# What does the coefficients A, B, C, and D to the graph y=D \pm A \cos(B(x \pm C))?

Dec 6, 2014

The general form of the cosine function can be written as

$y = A \cdot \cos \left(B x \pm C\right) \pm D$, where

$| A |$ - amplitude;
$B$ - cycles from $0$ to $2 \pi$ -> $p e r i o d = \frac{2 \pi}{B}$;
$C$ - horizontal shift (known as phase shift when $B$ = 1);
$D$ - vertical shift (displacement);

$A$ affects the graph's amplitude, or half the distance betwen the maximum and minimum values of the function. this means that increasing $A$ will vertically stretch the graph, while decreasing $A$ will vertically shrink the graph.

$B$ affects the function's period. SInce the cosine's period is $\frac{2 \pi}{B}$, a value of $0 < B < 1$ will cause the period to be greater than $2 \pi$, which will stretch the graph horizontally.

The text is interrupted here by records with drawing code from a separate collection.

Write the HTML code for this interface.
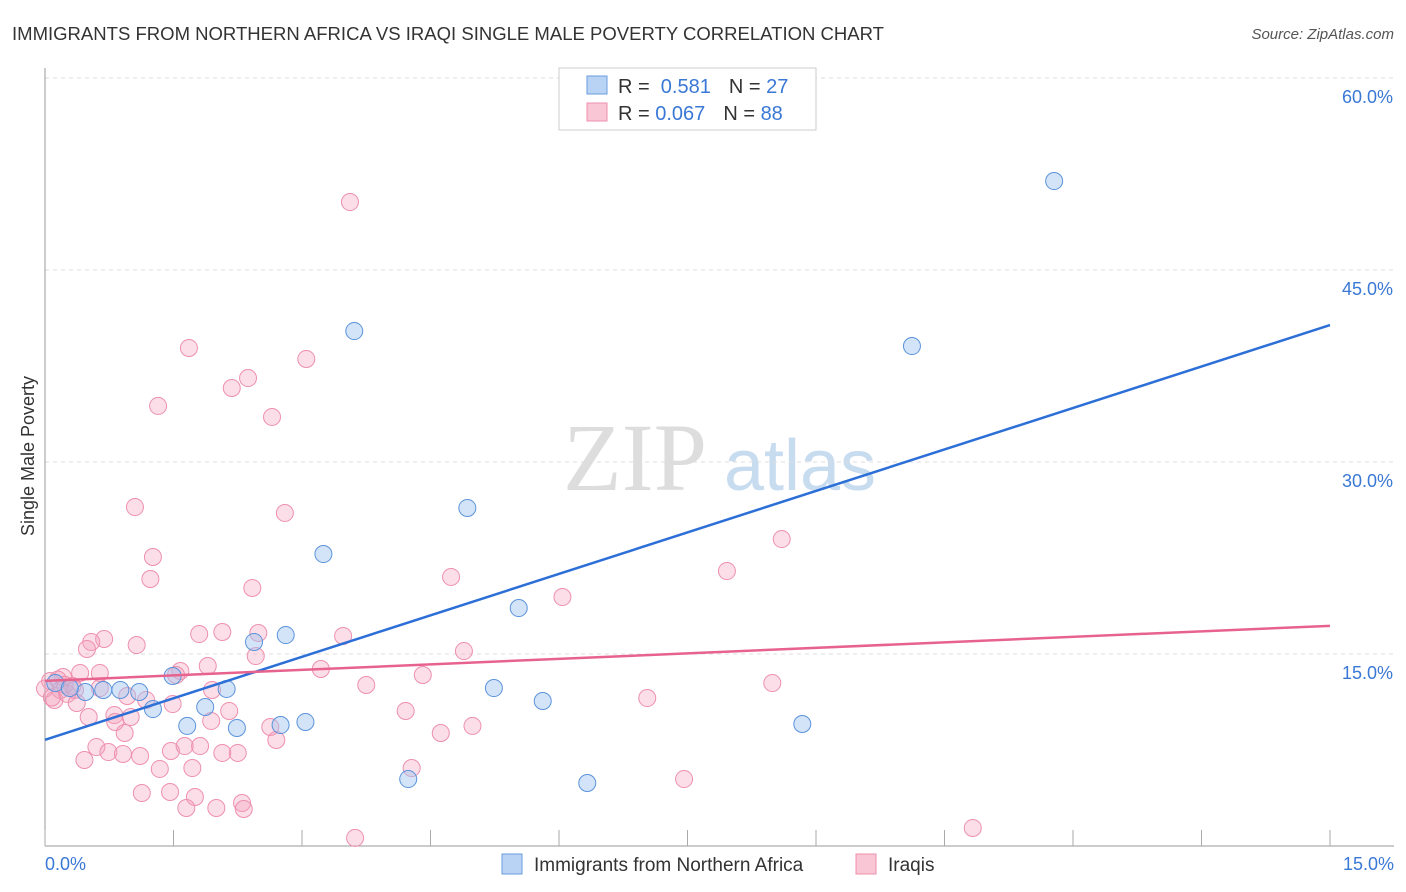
<!DOCTYPE html>
<html><head><meta charset="utf-8"><style>
body{margin:0;background:#fff;font-family:"Liberation Sans",sans-serif;}
svg{display:block}
</style></head><body>
<svg id="chart" width="1406" height="892">
<text x="12" y="40" font-size="18" fill="#333" textLength="872" lengthAdjust="spacingAndGlyphs">IMMIGRANTS FROM NORTHERN AFRICA VS IRAQI SINGLE MALE POVERTY CORRELATION CHART</text>
<text x="1394" y="39" font-size="15" fill="#555" text-anchor="end" font-style="italic">Source: ZipAtlas.com</text>
<text x="34" y="456" font-size="18" fill="#333" text-anchor="middle" transform="rotate(-90 34 456)">Single Male Poverty</text>
<text x="635" y="490" font-size="96" fill="#ddd" font-family="Liberation Serif,serif" text-anchor="middle">ZIP</text>
<text x="800" y="490" font-size="72" fill="#c8dcf0" text-anchor="middle">atlas</text>
<g id="grid"></g><g id="pts"></g><g id="lines"></g>
<g>
<rect x="559" y="68" width="257" height="62" fill="#fff" stroke="#ccc"/>
<rect x="587" y="76" width="20" height="18" fill="#b9d3f5" stroke="#6a9de0"/>
<rect x="587" y="103" width="20" height="18" fill="#f9c6d5" stroke="#ee90ae"/>
<text x="618" y="93" font-size="20" fill="#333">R = <tspan fill="#3a78d6">&#160;0.581</tspan><tspan dx="18">N = </tspan><tspan fill="#3a78d6">27</tspan></text>
<text x="618" y="120" font-size="20" fill="#333">R = <tspan fill="#3a78d6">0.067</tspan><tspan dx="18">N = </tspan><tspan fill="#3a78d6">88</tspan></text>
</g>
<g>
<rect x="502" y="854" width="20" height="20" fill="#b9d3f5" stroke="#6a9de0"/>
<text x="534" y="871" font-size="19" fill="#333">Immigrants from Northern Africa</text>
<rect x="856" y="854" width="20" height="20" fill="#f9c6d5" stroke="#ee90ae"/>
<text x="888" y="871" font-size="19" fill="#333">Iraqis</text>
</g>
</svg>
<script>
const yTicks=[15,30,45,60];
const yTickLabels=["15.0%","30.0%","45.0%","60.0%"];
const blueX=[11.78,10.12,3.61,4.93,3.25,5.53,2.81,2.44,1.49,5.24,5.81,2.12,1.87,1.26,1.10,0.88,0.68,0.47,1.66,2.24,2.75,3.04,8.84,4.24,6.33,0.12,0.29];
const blueY=[51.95,39.06,40.23,26.41,22.81,18.59,16.48,15.94,13.28,12.34,11.33,12.27,10.86,10.70,12.03,12.19,12.19,12.03,9.38,9.22,9.45,9.69,9.53,5.23,4.92,12.73,12.34];
const pinkX=[3.56,1.68,3.05,2.37,2.18,1.32,2.65,1.05,2.80,1.26,1.23,2.42,4.74,6.04,7.96,8.60,1.80,2.07,2.49,3.48,1.07,0.69,0.54,0.49,2.46,4.89,1.90,1.58,1.53,3.22,4.41,3.75,0.64,0.41,0.21,0.06,0.32,0.18,0.11,0.26,0.37,0.64,0.96,1.18,1.49,1.95,2.15,8.49,7.03,4.21,0.51,1.00,0.81,0.82,1.94,2.63,4.99,4.62,0.93,2.70,0.60,0.74,0.91,1.11,1.47,1.63,1.81,2.07,2.25,0.46,1.34,1.72,4.28,7.46,1.13,1.46,1.75,1.65,2.00,2.30,2.32,3.62,10.83,0.15,0.23,0.35,0.0,0.08];
const pinkY=[50.31,38.91,38.05,36.56,35.78,34.38,33.52,26.48,26.02,22.58,20.86,20.16,21.02,19.45,21.48,23.98,16.56,16.72,16.64,16.41,15.70,16.17,15.94,15.39,14.84,15.23,14.06,13.67,13.36,13.83,13.36,12.58,13.52,13.52,13.20,12.89,12.50,12.19,11.41,11.88,11.17,12.34,11.72,11.41,11.09,12.19,10.55,12.73,11.56,10.55,10.08,10.08,10.23,9.69,9.77,9.30,9.38,8.83,8.83,8.28,7.73,7.34,7.19,7.03,7.42,7.81,7.81,7.27,7.27,6.72,6.02,6.09,6.09,5.23,4.14,4.22,3.83,2.97,2.97,3.36,2.89,0.63,1.41,13.0,12.6,12.2,12.3,11.6];
const blueLine=[8.3,40.7];
const pinkLine=[12.9,17.2];
const X=v=>45+v/15*1285, Y=v=>846-v/15*192;
const NS="http://www.w3.org/2000/svg";
function mk(t,a,p){const e=document.createElementNS(NS,t);for(const k in a)e.setAttribute(k,a[k]);p.appendChild(e);return e;}
const grid=document.getElementById('grid');
yTicks.forEach((t,i)=>{
 const l=mk('line',{x1:45,x2:1394,y1:Y(t),y2:Y(t),stroke:'#ddd','stroke-dasharray':'4,4'},grid);
 
 
 const tx=mk('text',{x:1393,y:Y(t)+25,'font-size':18,fill:'#3a78d6','text-anchor':'end'},grid);
 tx.textContent=yTickLabels[i];
 
 
});
const ax=mk('line',{x1:45,x2:45,y1:68,y2:846,stroke:'#999'},grid);


const bx=mk('line',{x1:45,x2:1394,y1:846,y2:846,stroke:'#999'},grid);


for(let i=0;i<=10;i++){const t=mk('line',{x1:X(i*1.5),x2:X(i*1.5),y1:830,y2:846,stroke:'#aaa'},grid);
 
 }
[["0.0%",45,'start'],["15.0%",1394,'end']].forEach(a=>{const t=mk('text',{x:a[1],y:870,'font-size':18,fill:'#3a78d6','text-anchor':a[2]},grid);t.textContent=a[0];
 
 });
const pts=document.getElementById('pts');
pinkX.forEach((v,i)=>{const c=mk('circle',{cx:X(v),cy:Y(pinkY[i]),r:8.5,fill:'rgba(244,160,188,0.35)',stroke:'#ee90ae','stroke-width':1},pts);
 
 });
blueX.forEach((v,i)=>{const c=mk('circle',{cx:X(v),cy:Y(blueY[i]),r:8.5,fill:'rgba(160,196,240,0.45)',stroke:'#5b93dc','stroke-width':1},pts);
 
 });
const lines=document.getElementById('lines');
const l1=mk('line',{x1:X(0),y1:Y(blueLine[0]),x2:X(15),y2:Y(blueLine[1]),stroke:'#2c6fd6','stroke-width':2.5},lines);


const l2=mk('line',{x1:X(0),y1:Y(pinkLine[0]),x2:X(15),y2:Y(pinkLine[1]),stroke:'#e8628e','stroke-width':2.5},lines);


</script>
</body></html>
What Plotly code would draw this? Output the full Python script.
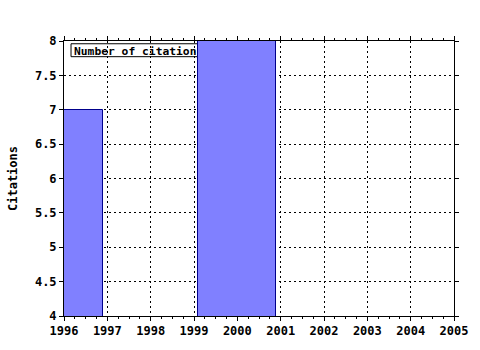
import plotly.graph_objects as go

years = [1996, 2000]
citations = [7, 8]
x_ticks = list(range(1996, 2006))
y_ticks = [4, 4.5, 5, 5.5, 6, 6.5, 7, 7.5, 8]
y_tick_labels = ["4", "4.5", "5", "5.5", "6", "6.5", "7", "7.5", "8"]
legend_text = "Number of citations"

font_main = dict(family="DejaVu Sans Mono", size=12, color="black", weight="bold")
font_legend = dict(family="DejaVu Sans Mono", size=11.3, color="black", weight="bold")

fig = go.Figure()
fig.add_trace(go.Bar(
    x=years, y=citations, width=1.8,
    marker=dict(color="#8080ff", line=dict(color="#00008b", width=1)),
    showlegend=False,
))

axis_common = dict(
    showline=True, linecolor="black", linewidth=1, mirror="ticks",
    ticks="outside", ticklen=4, tickcolor="black",
    showgrid=True, gridcolor="black", griddash="2px,3px", gridwidth=1,
    zeroline=False, tickfont=font_main,
)

fig.update_xaxes(
    range=[1996, 2005], tickmode="array", tickvals=x_ticks,
    ticktext=[str(v) for v in x_ticks],
    minor=dict(dtick=0.25, ticks="outside", ticklen=2, tickcolor="black", showgrid=False),
    **axis_common,
)
fig.update_yaxes(
    range=[4, 8], tickmode="array", tickvals=y_ticks, ticktext=y_tick_labels,
    title=dict(text="Citations", font=font_main, standoff=14),
    **axis_common,
)

fig.add_shape(
    type="rect", xref="paper", yref="paper",
    x0=0.018, x1=0.35, y0=0.943, y1=0.99,
    line=dict(color="black", width=1), fillcolor="white", layer="between",
    label=dict(text=legend_text, font=font_legend, textposition="middle left", padding=0),
)

fig.update_layout(
    width=480, height=350,
    margin=dict(l=64, r=21, t=41, b=30),
    paper_bgcolor="white", plot_bgcolor="white",
    font=font_main, bargap=0,
)

fig.write_html("out.html")
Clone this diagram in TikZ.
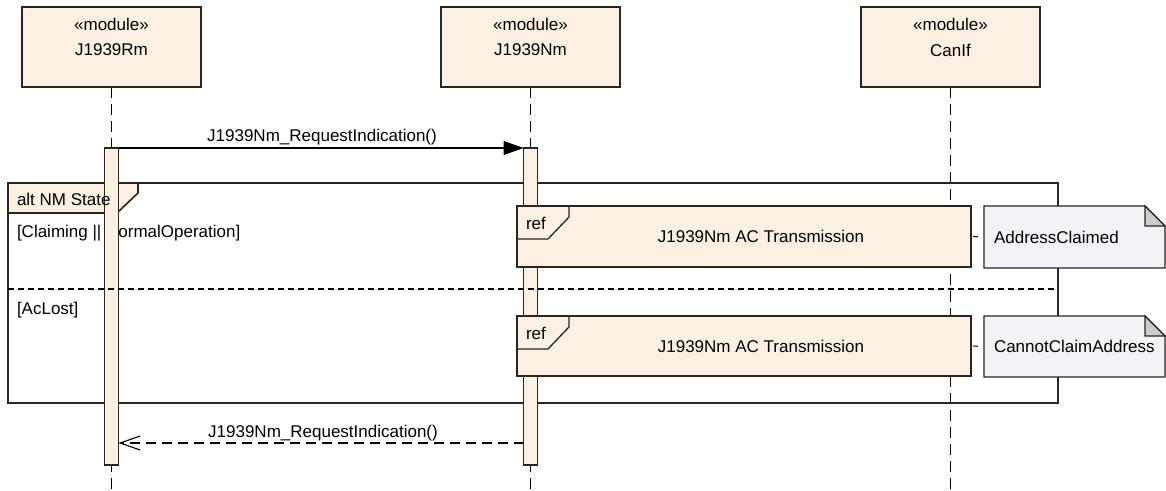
\documentclass[tikz,border=0pt]{standalone}
\usepackage{fontspec}
\setmainfont{Liberation Sans}
\usetikzlibrary{arrows.meta}
\pgfdeclarelayer{bg}
\pgfdeclarelayer{mid}
\pgfsetlayers{bg,mid,main}
\definecolor{boxfill}{RGB}{251,240,226}
\definecolor{notefill}{RGB}{245,242,247}
\definecolor{foldfill}{RGB}{204,204,208}
\definecolor{edgegray}{RGB}{38,38,38}

\begin{document}
\begin{tikzpicture}[x=1pt, y=-1pt,
        font=\fontsize{17}{20}\selectfont,
        every node/.style={inner sep=0pt, outer sep=0pt},
        module/.style={draw=edgegray, line width=1.5pt, fill=boxfill, minimum width=179pt, minimum height=80pt},
        bar/.style={draw=edgegray, line width=1.3pt, fill=boxfill, minimum width=14pt, minimum height=317pt},
        refbox/.style={draw=edgegray, line width=1.5pt, fill=boxfill, minimum width=454pt},
        note/.style={minimum width=181pt, text width=161pt, align=left},
        notebox/.style={draw=edgegray, line width=1.2pt, fill=notefill},
        fold/.style={draw=edgegray, line width=1.2pt, fill=foldfill},
        notelink/.style={line width=1pt, dash pattern=on 5pt off 20pt, dash phase=23pt},
        lifeline/.style={line width=1.1pt, dash pattern=on 11pt off 6pt},
        frame/.style={draw=edgegray, line width=1.6pt},
        sep/.style={line width=1.1pt, dash pattern=on 6pt off 4pt},
        msg/.style={line width=1.1pt, -{Triangle[length=20pt,width=14pt]}},
        reply/.style={line width=1.1pt, dash pattern=on 10pt off 6pt, -{Straight Barb[length=20pt,width=14pt,line width=1.1pt]}}]
        \useasboundingbox (0,0) rectangle (1166,490);
        % lifelines heads
        \node (m0) [module] at (111.5,47) {};
        \node (m1) [module] at (530.5,47) {};
        \node (m2) [module] at (950.5,47) {};
        \node (m0s) at (111.5,24) {«module»};
        \node (m0n) at (111.5,50) {J1939Rm};
        \node (m1s) at (530.5,24) {«module»};
        \node (m1n) at (530.5,50) {J1939Nm};
        \node (m2s) at (950.5,24) {«module»};
        \node (m2n) at (950.5,50) {CanIf};
        \coordinate (e0) at (111.5,490);
        \coordinate (e1) at (530.5,490);
        \coordinate (e2) at (950.5,490);
        \begin{pgfonlayer}{bg}
                \draw [lifeline] (m0.south) -- (e0);
                \draw [lifeline] (m1.south) -- (e1);
                \draw [lifeline] (m2.south) -- (e2);
                \node (f0) [frame, minimum width=1050pt, minimum height=220pt] at (533,293) {};
                \draw [frame, fill=boxfill] (f0.north west) -- ([xshift=130pt]f0.north west)
                        -- ([xshift=130pt,yshift=-10pt]f0.north west) -- ([xshift=109pt,yshift=-30pt]f0.north west)
                        -- ([yshift=-30pt]f0.north west) -- cycle;
                \node (g0) [anchor=west] at (17,233) {[Claiming || NormalOperation]};
                \node (g1) [anchor=west] at (17,310) {[AcLost]};
                \node (a0) [bar] at (111.5,306.5) {};
                \node (a1) [bar] at (530.5,306.5) {};
                \draw [sep] ([yshift=4pt]f0.west) -- ([yshift=4pt]f0.east);
        \end{pgfonlayer}
        \node (k0) [anchor=west] at (17,199) {alt NM State};
        % messages
        \draw [msg] (a0.north east) -- (a1.north west);
        \node (t0) at (322,137) {J1939Nm\_RequestIndication()};
        \draw [reply] ([yshift=22pt]a1.south west) -- ([yshift=22pt]a0.south east);
        \node (t1) at (323,433) {J1939Nm\_RequestIndication()};
        % interaction uses
        \node (r0) [refbox, minimum height=61pt, label={[xshift=17pt]center:J1939Nm AC Transmission}] at (744,236.5) {};
        \node (r1) [refbox, minimum height=60pt, label={[xshift=17pt]center:J1939Nm AC Transmission}] at (744,346) {};
        \foreach \r in {r0,r1} {
                \draw [draw=edgegray, line width=1.3pt] ([xshift=52pt]\r.north west) -- ([xshift=52pt,yshift=-11pt]\r.north west)
                        -- ([xshift=31pt,yshift=-33pt]\r.north west) -- ([yshift=-33pt]\r.north west);
                \node (\r t) [anchor=west] at ([xshift=9pt,yshift=-17pt]\r.north west) {ref};
        }
        % notes
        \node (n0) [note, minimum height=62pt] at (1074.5,237) {AddressClaimed};
        \node (n1) [note, minimum height=61pt] at (1074.5,346.5) {CannotClaimAddress};
        \begin{pgfonlayer}{mid}
                \foreach \n in {n0,n1} {
                        \draw [notebox] (\n.north west) -- ([xshift=-20pt]\n.north east) -- ([yshift=-20pt]\n.north east)
                                -- (\n.south east) -- (\n.south west) -- cycle;
                        \draw [fold] ([xshift=-20pt]\n.north east) -- ([xshift=-20pt,yshift=-20pt]\n.north east)
                                -- ([yshift=-20pt]\n.north east) -- cycle;
                }
        \end{pgfonlayer}
        \draw [notelink] (r0.east) -- (n0.west);
        \draw [notelink] (r1.east) -- (n1.west);
\end{tikzpicture}
\end{document}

If $B$ is greater than $1$. the period will be less than $2 \pi$, so the graph will shrink horizontally. A good example of these is

http://www.regentsprep.org/regents/math/algtrig/att7/sinusoidal.htm

Vertical and horizontal shifts, $D$ and $C$, are pretty straightforward, these values only affecting the graph's vertical and horizontal positions, not its shape.